=== Task instructions ===
Using the entries shown below, output the line containing "Generate a LaTeX", the line containing "(soc) at (464,215);", and every line between them, exactly. Pictures are omitted.

----------

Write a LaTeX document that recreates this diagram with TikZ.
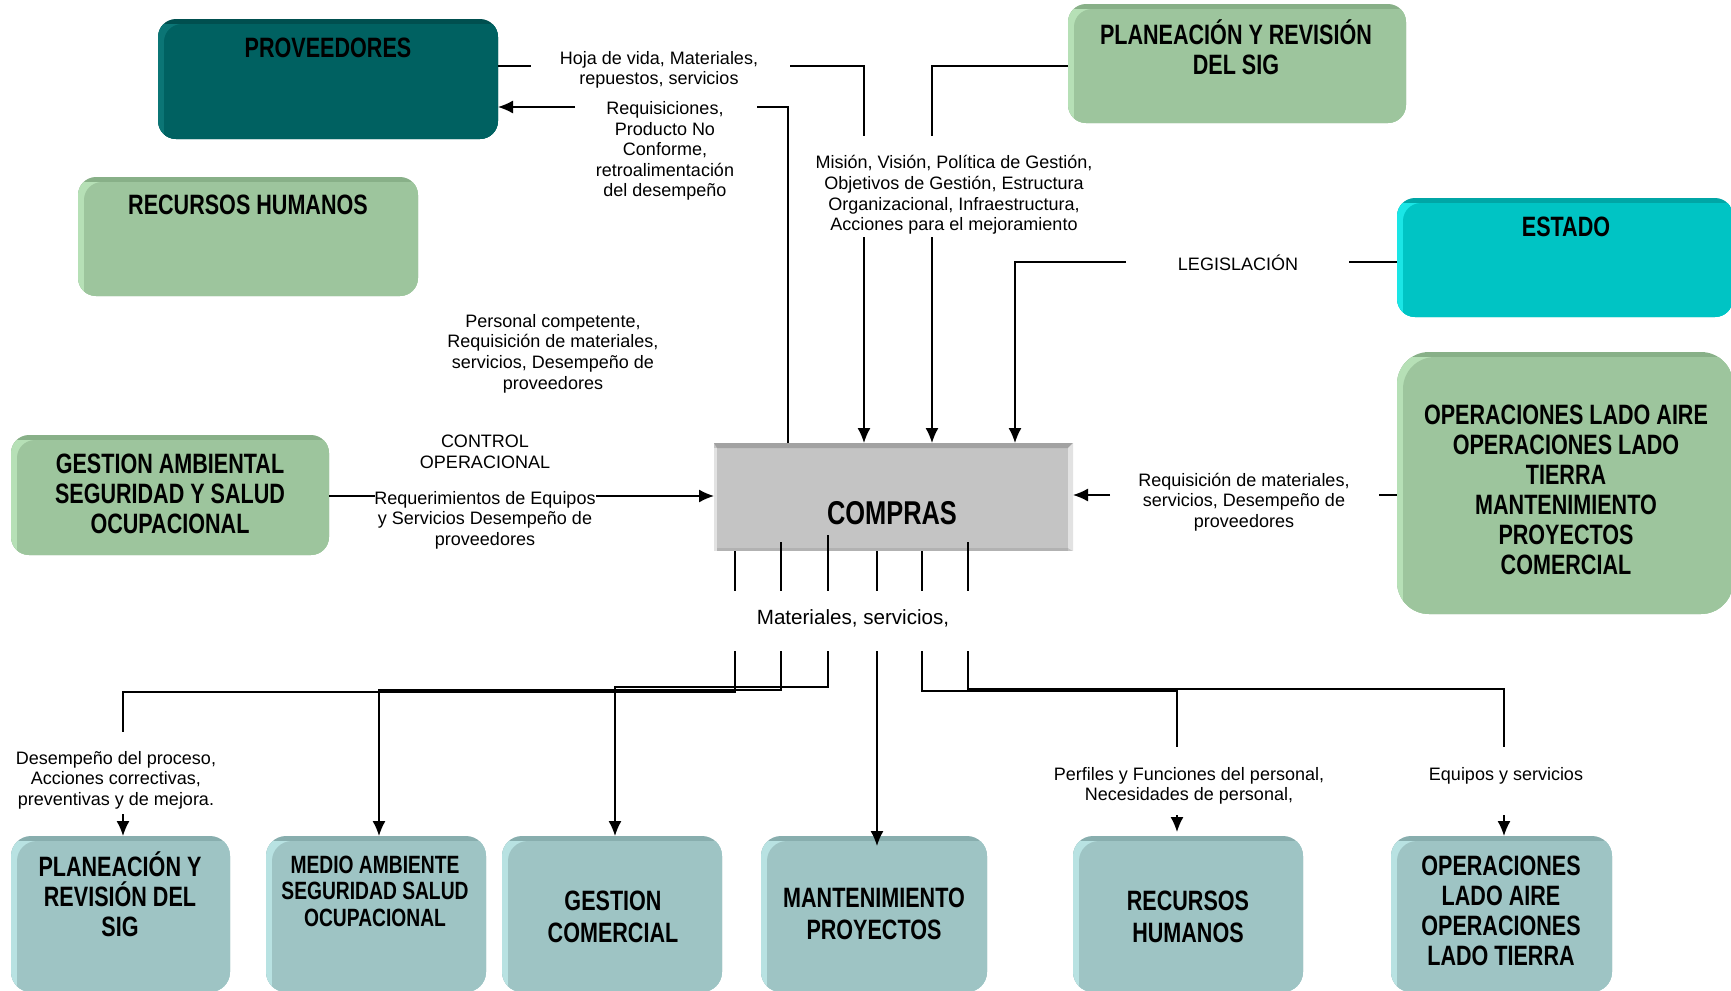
\documentclass[tikz,border=0pt]{standalone}
\usepackage{fontspec}
\setmainfont{Liberation Sans}
\newfontfamily\tfont{Liberation Sans}[FakeStretch=0.77]
\usetikzlibrary{arrows.meta,calc}

% box colours: top edge, face, left highlight
\definecolor{tealT}{HTML}{004F4F}\definecolor{tealM}{HTML}{006161}\definecolor{tealL}{HTML}{0B7575}
\definecolor{grnT}{HTML}{88B088}\definecolor{grnM}{HTML}{9DC59D}\definecolor{grnL}{HTML}{B6E0B6}
\definecolor{cyaT}{HTML}{00A6A6}\definecolor{cyaM}{HTML}{00C4C4}\definecolor{cyaL}{HTML}{1AE6E6}
\definecolor{bluT}{HTML}{88AEAE}\definecolor{bluM}{HTML}{9EC4C4}\definecolor{bluL}{HTML}{B8E2E2}
\definecolor{gryM}{HTML}{C4C4C4}\definecolor{gryT}{HTML}{A2A2A2}\definecolor{gryL}{HTML}{E2E2E2}\definecolor{gryB}{HTML}{B2B2B2}

\tikzset{
  boxbase/.style={draw=none, inner sep=0pt, outer sep=0pt},
  bev/.style n args={4}{boxbase, fill=#1, rounded corners=#4,
    path picture={
      \fill[#3, sharp corners] ([yshift=-2.5pt]path picture bounding box.north west)
        rectangle (path picture bounding box.south east);
      \fill[#2, rounded corners=#4] ([xshift=3pt,yshift=-2.5pt]path picture bounding box.north west)
        rectangle ([xshift=30pt,yshift=-30pt]path picture bounding box.south east);
    }},
  tealbox/.style={bev={tealT}{tealM}{tealL}{9pt}},
  grnbox/.style={bev={grnT}{grnM}{grnL}{9pt}},
  cyabox/.style={bev={cyaT}{cyaM}{cyaL}{9pt}},
  blubox/.style={bev={bluT}{bluM}{bluL}{10pt}},
  graybox/.style={boxbase, fill=gryM,
    path picture={
      \coordinate (nw) at (path picture bounding box.north west);
      \coordinate (se) at (path picture bounding box.south east);
      \fill[gryT] (nw) -- (nw -| se) -- ([xshift=-2.5pt,yshift=-2.5pt]nw -| se)
        -- ([xshift=1.5pt,yshift=-2.5pt]nw) -- cycle;
      \fill[gryL] (nw -| se) -- (se) -- ([xshift=-2.5pt,yshift=1.5pt]se)
        -- ([xshift=-2.5pt,yshift=-2.5pt]nw -| se) -- cycle;
      \fill[gryL] ([yshift=-2.5pt]nw) -- ([xshift=1.5pt,yshift=-2.5pt]nw)
        -- ([xshift=1.5pt]nw |- se) -- (nw |- se) -- cycle;
      \fill[gryB] ([xshift=1.5pt,yshift=1.5pt]nw |- se) -- ([xshift=-2.5pt,yshift=1.5pt]se)
        -- ([xshift=-2.5pt]se) -- ([xshift=1.5pt]nw |- se) -- cycle;
    }},
  ttl/.style={font={\tfont\bfseries\fontsize{14}{15}\selectfont}, align=center, inner sep=0pt},
  lab/.style={font={\fontsize{9}{10.3}\selectfont}, align=center, inner sep=0pt},
  conn/.style={line width=0.7pt, black},
  arr/.style={conn, -{Latex[length=7.5pt,width=6.5pt]}},
}

\begin{document}
\begin{tikzpicture}[x=0.5pt,y=-0.5pt]
\useasboundingbox (0,0) rectangle (1731,991);

% ---------- boxes ----------
\node[tealbox, minimum width=170pt, minimum height=60pt] (prov) at (328,79) {};
\node[grnbox, minimum width=170pt, minimum height=59.5pt] (rhA) at (248,236.5) {};
\node[grnbox, minimum width=169pt, minimum height=59.5pt] (planA) at (1237,63.5) {};
\node[cyabox, minimum width=168pt, minimum height=59.5pt] (estado) at (1565,257.5) {};
\node[bev={grnT}{grnM}{grnL}{16pt}, minimum width=168pt, minimum height=131pt] (ops) at (1565,483) {};
\node[grnbox, minimum width=159pt, minimum height=60pt] (gest) at (170,495) {};
\node[graybox, minimum width=179.5pt, minimum height=54pt] (compras) at (893.5,497) {};

\node[blubox, minimum width=109.5pt, minimum height=78pt] (planB) at (120.5,914) {};
\node[blubox, minimum width=110pt, minimum height=78pt] (medio) at (376,914) {};
\node[blubox, minimum width=110pt, minimum height=78pt] (gcom) at (612,914) {};
\node[blubox, minimum width=113pt, minimum height=78pt] (mant) at (874,914) {};
\node[blubox, minimum width=115pt, minimum height=78pt] (rhB) at (1188,914) {};
\node[blubox, minimum width=110.5pt, minimum height=78pt] (opsB) at (1501.5,914) {};

% ---------- box titles ----------
\node[ttl] (tprov) at (328,48) {PROVEEDORES};
\node[ttl] (trhA) at (248,205) {RECURSOS HUMANOS};
\node[ttl] (tplanA) at (1236,47) {PLANEACIÓN Y REVISIÓN\\DEL SIG};
\node[ttl] (testado) at (1566,227) {ESTADO};
\node[ttl] (tops) at (1566,490) {OPERACIONES LADO AIRE\\OPERACIONES LADO\\TIERRA\\MANTENIMIENTO\\PROYECTOS\\COMERCIAL};
\node[ttl] (tgest) at (170,494) {GESTION AMBIENTAL\\SEGURIDAD Y SALUD\\OCUPACIONAL};
\node[ttl, font={\tfont\bfseries\fontsize{16.5}{18}\selectfont}] (tcompras) at (892,513) {COMPRAS};

\node[ttl] (tplanB) at (120,894) {PLANEACIÓN Y\\REVISIÓN DEL\\SIG};
\node[ttl, font={\tfont\bfseries\fontsize{12.5}{13.3}\selectfont}] (tmedio) at (375,891) {MEDIO AMBIENTE\\SEGURIDAD SALUD\\OCUPACIONAL};
\node[ttl, font={\tfont\bfseries\fontsize{14}{16}\selectfont}] (tgcom) at (613,917) {GESTION\\COMERCIAL};
\node[ttl, font={\tfont\bfseries\fontsize{14}{16}\selectfont}] (tmant) at (874,914) {MANTENIMIENTO\\PROYECTOS};
\node[ttl, font={\tfont\bfseries\fontsize{14}{16}\selectfont}] (trhB) at (1188,917) {RECURSOS\\HUMANOS};
\node[ttl] (topsB) at (1501,911) {OPERACIONES\\LADO AIRE\\OPERACIONES\\LADO TIERRA};

% ---------- labels ----------
\node[lab] (hoja) at (659,70) {Hoja de vida, Materiales,\\repuestos, servicios};
\node[lab] (requi) at (665,151) {Requisiciones,\\Producto No\\Conforme,\\retroalimentación\\del desempeño};
\node[lab] (mision) at (954,195) {Misión, Visión, Política de Gestión,\\Objetivos de Gestión, Estructura\\Organizacional, Infraestructura,\\Acciones para el mejoramiento};
\node[lab] (legis) at (1238,263) {LEGISLACIÓN};
\node[lab] (personal) at (553,353.5) {Personal competente,\\Requisición de materiales,\\servicios, Desempeño de\\proveedores};
\node[lab] (control) at (485,451.5) {CONTROL\\OPERACIONAL};
\node[lab] (reqeq) at (485,520) {Requerimientos de Equipos\\y Servicios Desempeño de\\proveedores};
\node[lab] (reqop) at (1244,502) {Requisición de materiales,\\servicios, Desempeño de\\proveedores};
\node[lab, font={\fontsize{10.3}{12}\selectfont}] (mater) at (853,618) {Materiales, servicios,};
\node[lab] (desemp) at (116,780) {Desempeño del proceso,\\Acciones correctivas,\\preventivas y de mejora.};
\node[lab] (perfil) at (1189,786) {Perfiles y Funciones del personal,\\Necesidades de personal,};
\node[lab] (equipos) at (1506,776) {Equipos y servicios};

% ---------- connector break points ----------
\coordinate (hojaL) at (531,66);   \coordinate (hojaR) at (790,66);
\coordinate (misA1) at (864,136);  \coordinate (misB1) at (864,237);
\coordinate (misA2) at (932,136);  \coordinate (misB2) at (932,237);
\coordinate (reqUp) at (788,107);  \coordinate (reqR) at (757,107);  \coordinate (reqL) at (575,107);
\coordinate (legR) at (1349,262);  \coordinate (legL) at (1126,262); \coordinate (legD) at (1015,262);
\coordinate (ropR) at (1379,495);  \coordinate (ropL) at (1110,495);
\coordinate (gestR) at (375,496);  \coordinate (gestL) at (596,496);

% ---------- inputs to COMPRAS ----------
\draw[conn] (prov.east |- hojaL) -- (hojaL);
\draw[conn] (hojaR) -| (misA1);
\draw[arr] (misB1) -- (compras.north -| misB1);

\draw[conn] (compras.north -| reqUp) -- (reqUp) -- (reqR);
\draw[arr] (reqL) -- (prov.east |- reqL);

\draw[conn] (planA.west |- hojaR) -| (misA2);
\draw[arr] (misB2) -- (compras.north -| misB2);

\draw[conn] (estado.west |- legR) -- (legR);
\draw[arr] (legL) -| (compras.north -| legD);

\draw[conn] (ops.west |- ropR) -- (ropR);
\draw[arr] (ropL) -- (compras.east |- ropL);

\draw[conn] (gest.east |- gestR) -- (gestR);
\draw[arr] (gestL) -- (compras.west |- gestL);

% ---------- outputs of COMPRAS ----------
\foreach \i/\x/\y in {1/735/551, 2/781/542, 3/828/535, 4/877/551, 5/922/551, 6/968/542}{
  \coordinate (top\i) at (\x,\y);
  \coordinate (o\i) at (\x,591);
  \coordinate (p\i) at (\x,651);
}
\foreach \i in {1,...,6}{ \draw[conn] (top\i) -- (o\i); }

\coordinate (h1) at (123,692);  \coordinate (e1) at (123,732);  \coordinate (f1) at (123,814);
\coordinate (h2) at (379,690);
\coordinate (h3) at (615,687);
\coordinate (h5) at (1177,691); \coordinate (e5) at (1177,747); \coordinate (f5) at (1177,815);
\coordinate (h6) at (1504,689); \coordinate (e6) at (1504,747); \coordinate (f6) at (1504,815);

\draw[conn] (p1) |- (h1) -- (e1);
\draw[arr] (f1) -- (planB.north -| f1);
\draw[arr] (p2) |- (h2) -- (medio.north -| h2);
\draw[arr] (p3) |- (h3) -- (gcom.north -| h3);
\draw[arr] (p4) -- ([yshift=-5pt]mant.north -| p4);
\draw[conn] (p5) |- (h5) -- (e5);
\draw[arr] (f5) -- ([yshift=2pt]rhB.north -| f5);
\draw[conn] (p6) |- (h6) -- (e6);
\draw[arr] (f6) -- (opsB.north -| f6);

\end{tikzpicture}
\end{document}
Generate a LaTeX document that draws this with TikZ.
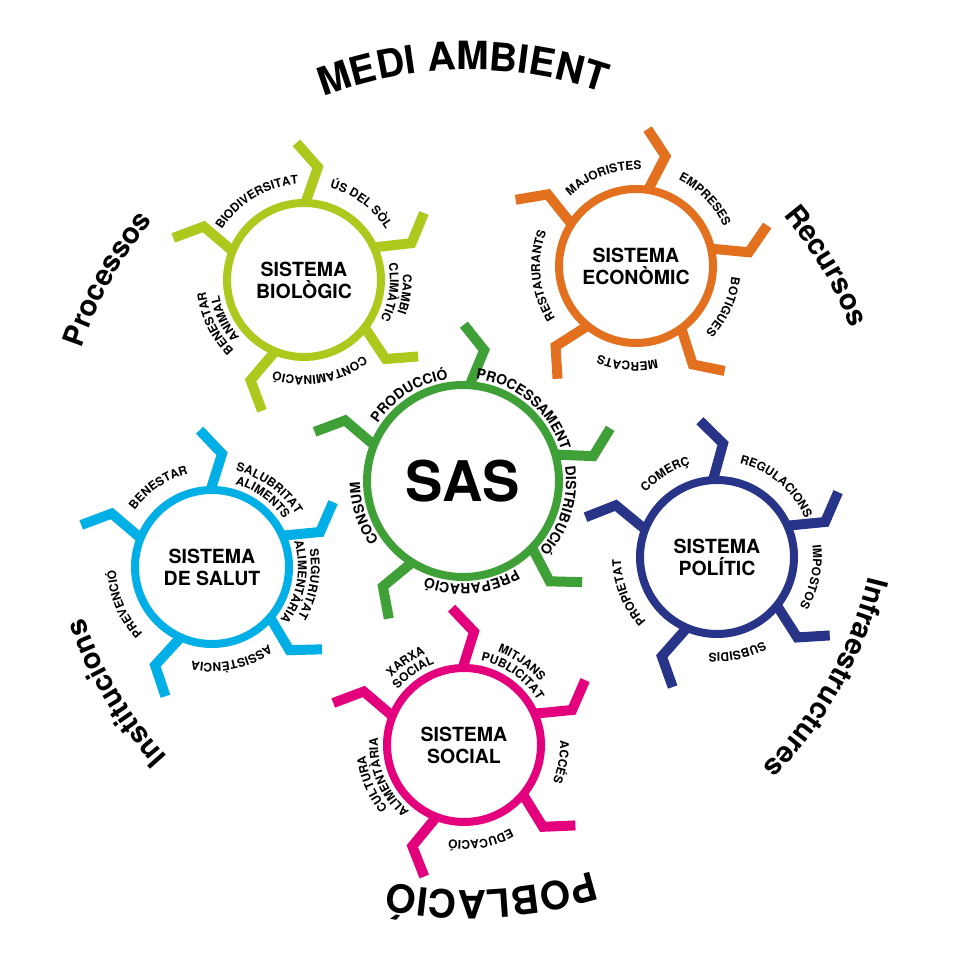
\documentclass[tikz,border=0pt]{standalone}
\usepackage{fontspec}
\setmainfont{TeX Gyre Heros}
\usetikzlibrary{decorations.text}

\definecolor{biolcol}{RGB}{175,200,30}
\definecolor{econcol}{RGB}{226,112,30}
\definecolor{sascol}{RGB}{62,160,55}
\definecolor{salutcol}{RGB}{0,175,230}
\definecolor{polcol}{RGB}{40,52,135}
\definecolor{socialcol}{RGB}{228,0,125}

\def\labfont{\bfseries\fontsize{12}{14}\selectfont}
\def\saslabfont{\bfseries\fontsize{14}{16}\selectfont}
\def\capfont{\bfseries\fontsize{39}{44}\selectfont}
\def\lowfont{\bfseries\fontsize{29}{33}\selectfont}

% spokes: centre, ring radius, colour, angles
\newcommand\spokes[4]{\foreach \a in {#4}
  \draw[spoke,#3,shift={(#1)},rotate=\a] (#2,0) -- ++(36,-12) -- ++(24,22);}
% text round a centre, clockwise: centre, angle, radius, font, text
\newcommand\arclabel[5]{\path[shift={(#1)},decorate,
  decoration={text along path,text align=center,text={|#4|#5}}]
  (#2+70:#3) arc[start angle=#2+70,end angle=#2-70,radius=#3pt];}

\begin{document}
\begin{tikzpicture}[x=1pt,y=1pt,
    ring/.style={line width=8pt},
    spoke/.style={line width=10pt,line join=miter},
    systxt/.style={align=center,font=\bfseries\fontsize{19.5}{22}\selectfont}]
			\fill[white] (0,0) rectangle (960,960);
			%%%%% START %%%%%
			\coordinate (mid) at (470,480);
			\coordinate (biol) at (304,680);
			\coordinate (econ) at (636,694);
			\coordinate (sas) at (463,479);
			\coordinate (salut) at (212,393);
			\coordinate (pol) at (717,403);
			\coordinate (soc) at (464,215);
			
			% sistema biologic
			\spokes{biol}{77}{biolcol}{89,25,-38,-112,158}
			\draw[ring,biolcol] (biol) circle[radius=77pt];
			\node[systxt] (biolname) at (biol) {SISTEMA\\BIOLÒGIC};
			\arclabel{biol}{121}{96}{\labfont}{BIODIVERSITAT}
			\arclabel{biol}{53}{96}{\labfont}{ÚS DEL SÒL}
			\arclabel{biol}{-8}{99}{\labfont}{CAMBI}
			\arclabel{biol}{-8}{86}{\labfont}{CLIMÀTIC}
			\arclabel{biol}{-80}{96}{\labfont}{CONTAMINACIÓ}
			\arclabel{biol}{206}{99}{\labfont}{BENESTAR}
			\arclabel{biol}{206}{86}{\labfont}{ANIMAL}
			
			% sistema economic
			\spokes{econ}{77}{econcol}{81,13,-54,-129,147}
			\draw[ring,econcol] (econ) circle[radius=77pt];
			\node[systxt] (econname) at (econ) {SISTEMA\\ECONÒMIC};
			\arclabel{econ}{110}{96}{\labfont}{MAJORISTES}
			\arclabel{econ}{44}{96}{\labfont}{EMPRESES}
			\arclabel{econ}{-25}{96}{\labfont}{BOTIGUES}
			\arclabel{econ}{-95}{96}{\labfont}{MERCATS}
			\arclabel{econ}{186}{96}{\labfont}{RESTAURANTS}
			
			% SAS
			\spokes{sas}{96}{sascol}{86,16,-44,-122,158}
			\draw[ring,sascol] (sas) circle[radius=96pt];
			\node[font=\bfseries\fontsize{56}{60}\selectfont] (sasname) at (sas) {SAS};
			\arclabel{sas}{122}{103}{\saslabfont}{PRODUCCIÓ}
			\arclabel{sas}{50}{103}{\saslabfont}{PROCESSAMENT}
			\arclabel{sas}{-17}{103}{\saslabfont}{DISTRIBUCIÓ}
			\arclabel{sas}{-85}{103}{\saslabfont}{PREPARACIÓ}
			\arclabel{sas}{198}{103}{\saslabfont}{CONSUM}
			
			% sistema de salut
			\spokes{salut}{77}{salutcol}{91,24,-41,-114,158}
			\draw[ring,salutcol] (salut) circle[radius=77pt];
			\node[systxt] (salutname) at (salut) {SISTEMA\\DE SALUT};
			\arclabel{salut}{124}{96}{\labfont}{BENESTAR}
			\arclabel{salut}{54}{99}{\labfont}{SALUBRITAT}
			\arclabel{salut}{54}{86}{\labfont}{ALIMENTS}
			\arclabel{salut}{-10}{99}{\labfont}{SEGURITAT}
			\arclabel{salut}{-10}{86}{\labfont}{ALIMENTÀRIA}
			\arclabel{salut}{-78}{96}{\labfont}{ASSISTÈNCIA}
			\arclabel{salut}{203}{96}{\labfont}{PREVENCIÓ}
			
			% sistema politic
			\spokes{pol}{77}{polcol}{93,24,-39,-113,159}
			\draw[ring,polcol] (pol) circle[radius=77pt];
			\node[systxt] (polname) at (pol) {SISTEMA\\POLÍTIC};
			\arclabel{pol}{122}{96}{\labfont}{COMERÇ}
			\arclabel{pol}{50}{96}{\labfont}{REGULACIONS}
			\arclabel{pol}{-12}{96}{\labfont}{IMPOSTOS}
			\arclabel{pol}{-78}{96}{\labfont}{SUBSIDIS}
			\arclabel{pol}{202}{96}{\labfont}{PROPIETAT}
			
			% sistema social
			\spokes{soc}{77}{socialcol}{91,24,-40,-111,158}
			\draw[ring,socialcol] (soc) circle[radius=77pt];
			\node[systxt] (socname) at (soc) {SISTEMA\\SOCIAL};
			\arclabel{soc}{125}{99}{\labfont}{XARXA}
			\arclabel{soc}{125}{86}{\labfont}{SOCIAL}
			\arclabel{soc}{55}{99}{\labfont}{MITJANS}
			\arclabel{soc}{55}{86}{\labfont}{PUBLICITAT}
			\arclabel{soc}{-10}{96}{\labfont}{ACCÉS}
			\arclabel{soc}{-80}{96}{\labfont}{EDUCACIÓ}
			\arclabel{soc}{203}{99}{\labfont}{CULTURA}
			\arclabel{soc}{203}{86}{\labfont}{ALIMENTÀRIA}
			
			% outer ring of words
			\arclabel{mid}{91}{410}{\capfont}{MEDI AMBIENT}
			\arclabel{mid}{31}{410}{\lowfont}{Recursos}
			\arclabel{mid}{-29}{410}{\lowfont}{Infraestructures}
			\arclabel{mid}{-87}{410}{\capfont}{POBLACIÓ}
			\arclabel{mid}{211}{410}{\lowfont}{Institucions}
			\arclabel{mid}{151}{410}{\lowfont}{Processos}
			%%%%% END %%%%%
\end{tikzpicture}
\end{document}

----------

=== Answer below ===
Generate a LaTeX document that draws this with TikZ.
\documentclass[tikz,border=0pt]{standalone}
\usepackage{fontspec}
\setmainfont{TeX Gyre Heros}
\usetikzlibrary{decorations.text}

\definecolor{biolcol}{RGB}{175,200,30}
\definecolor{econcol}{RGB}{226,112,30}
\definecolor{sascol}{RGB}{62,160,55}
\definecolor{salutcol}{RGB}{0,175,230}
\definecolor{polcol}{RGB}{40,52,135}
\definecolor{socialcol}{RGB}{228,0,125}

\def\labfont{\bfseries\fontsize{12}{14}\selectfont}
\def\saslabfont{\bfseries\fontsize{14}{16}\selectfont}
\def\capfont{\bfseries\fontsize{39}{44}\selectfont}
\def\lowfont{\bfseries\fontsize{29}{33}\selectfont}

% spokes: centre, ring radius, colour, angles
\newcommand\spokes[4]{\foreach \a in {#4}
  \draw[spoke,#3,shift={(#1)},rotate=\a] (#2,0) -- ++(36,-12) -- ++(24,22);}
% text round a centre, clockwise: centre, angle, radius, font, text
\newcommand\arclabel[5]{\path[shift={(#1)},decorate,
  decoration={text along path,text align=center,text={|#4|#5}}]
  (#2+70:#3) arc[start angle=#2+70,end angle=#2-70,radius=#3pt];}

\begin{document}
\begin{tikzpicture}[x=1pt,y=1pt,
    ring/.style={line width=8pt},
    spoke/.style={line width=10pt,line join=miter},
    systxt/.style={align=center,font=\bfseries\fontsize{19.5}{22}\selectfont}]
			\fill[white] (0,0) rectangle (960,960);
			%%%%% START %%%%%
			\coordinate (mid) at (470,480);
			\coordinate (biol) at (304,680);
			\coordinate (econ) at (636,694);
			\coordinate (sas) at (463,479);
			\coordinate (salut) at (212,393);
			\coordinate (pol) at (717,403);
			\coordinate (soc) at (464,215);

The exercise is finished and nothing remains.